MATERIALS PROVIDED —
------------------------------------
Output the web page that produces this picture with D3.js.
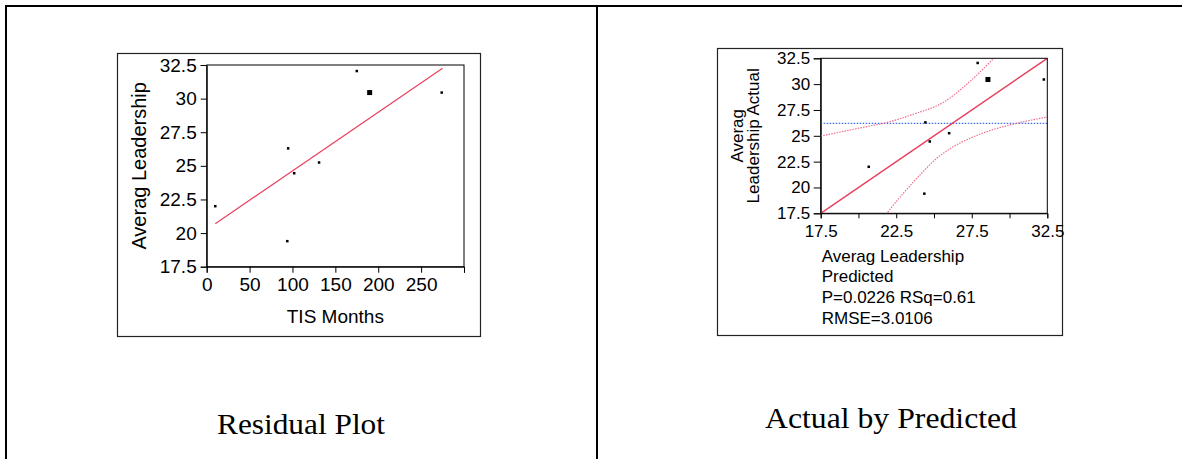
------------------------------------
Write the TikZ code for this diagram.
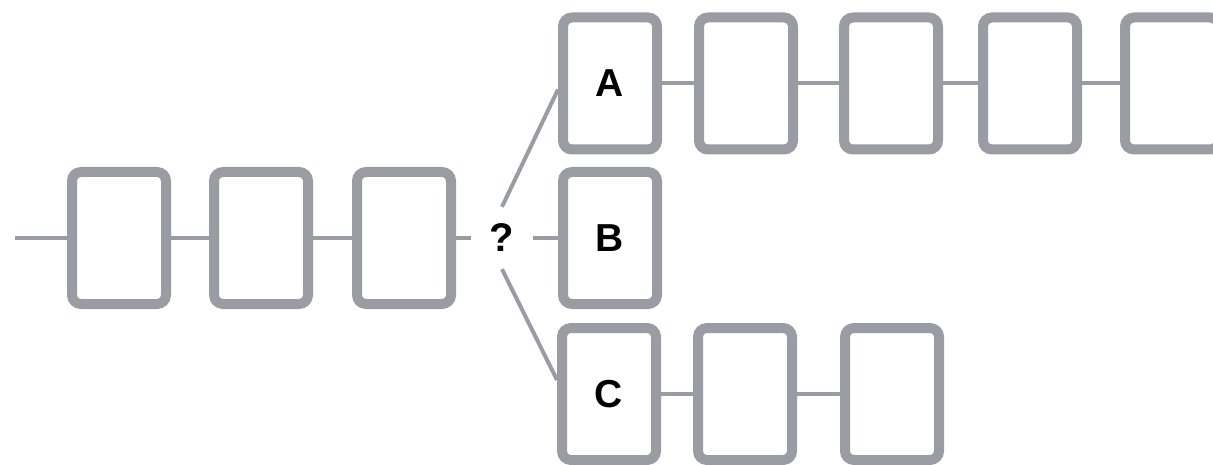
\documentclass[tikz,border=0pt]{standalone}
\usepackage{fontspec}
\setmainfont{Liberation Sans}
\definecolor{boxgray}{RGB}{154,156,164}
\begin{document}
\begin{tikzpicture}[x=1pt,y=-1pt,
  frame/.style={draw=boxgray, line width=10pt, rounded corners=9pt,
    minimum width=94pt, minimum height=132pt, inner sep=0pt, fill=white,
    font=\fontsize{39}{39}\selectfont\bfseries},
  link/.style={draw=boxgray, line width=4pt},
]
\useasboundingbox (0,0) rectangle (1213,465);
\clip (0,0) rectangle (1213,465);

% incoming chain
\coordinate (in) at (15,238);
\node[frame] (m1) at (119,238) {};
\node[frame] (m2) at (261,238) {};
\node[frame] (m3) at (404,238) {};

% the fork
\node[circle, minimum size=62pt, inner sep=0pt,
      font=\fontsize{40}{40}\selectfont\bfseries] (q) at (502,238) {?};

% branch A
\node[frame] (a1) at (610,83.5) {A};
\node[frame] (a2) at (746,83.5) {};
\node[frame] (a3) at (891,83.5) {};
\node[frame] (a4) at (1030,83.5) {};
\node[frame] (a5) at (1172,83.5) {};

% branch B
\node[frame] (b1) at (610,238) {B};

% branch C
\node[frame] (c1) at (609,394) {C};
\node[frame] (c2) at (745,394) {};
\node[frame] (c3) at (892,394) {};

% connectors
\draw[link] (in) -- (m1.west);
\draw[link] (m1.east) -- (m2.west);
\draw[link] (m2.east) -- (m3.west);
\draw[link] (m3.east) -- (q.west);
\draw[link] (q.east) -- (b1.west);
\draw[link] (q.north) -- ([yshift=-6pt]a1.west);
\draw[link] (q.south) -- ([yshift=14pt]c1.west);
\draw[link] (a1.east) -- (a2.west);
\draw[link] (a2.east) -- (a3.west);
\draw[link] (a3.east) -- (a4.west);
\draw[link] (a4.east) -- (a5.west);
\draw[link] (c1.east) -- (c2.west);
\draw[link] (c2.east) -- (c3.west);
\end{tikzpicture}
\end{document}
------------------------------------
Exactly as they stand, quote the lines beginning with the one that contains "Write the TikZ code for this diagram." and ending with the one that contains "(q) at (502,238)", with no pictures.

Write the TikZ code for this diagram.
\documentclass[tikz,border=0pt]{standalone}
\usepackage{fontspec}
\setmainfont{Liberation Sans}
\definecolor{boxgray}{RGB}{154,156,164}
\begin{document}
\begin{tikzpicture}[x=1pt,y=-1pt,
  frame/.style={draw=boxgray, line width=10pt, rounded corners=9pt,
    minimum width=94pt, minimum height=132pt, inner sep=0pt, fill=white,
    font=\fontsize{39}{39}\selectfont\bfseries},
  link/.style={draw=boxgray, line width=4pt},
]
\useasboundingbox (0,0) rectangle (1213,465);
\clip (0,0) rectangle (1213,465);

% incoming chain
\coordinate (in) at (15,238);
\node[frame] (m1) at (119,238) {};
\node[frame] (m2) at (261,238) {};
\node[frame] (m3) at (404,238) {};

% the fork
\node[circle, minimum size=62pt, inner sep=0pt,
      font=\fontsize{40}{40}\selectfont\bfseries] (q) at (502,238) {?};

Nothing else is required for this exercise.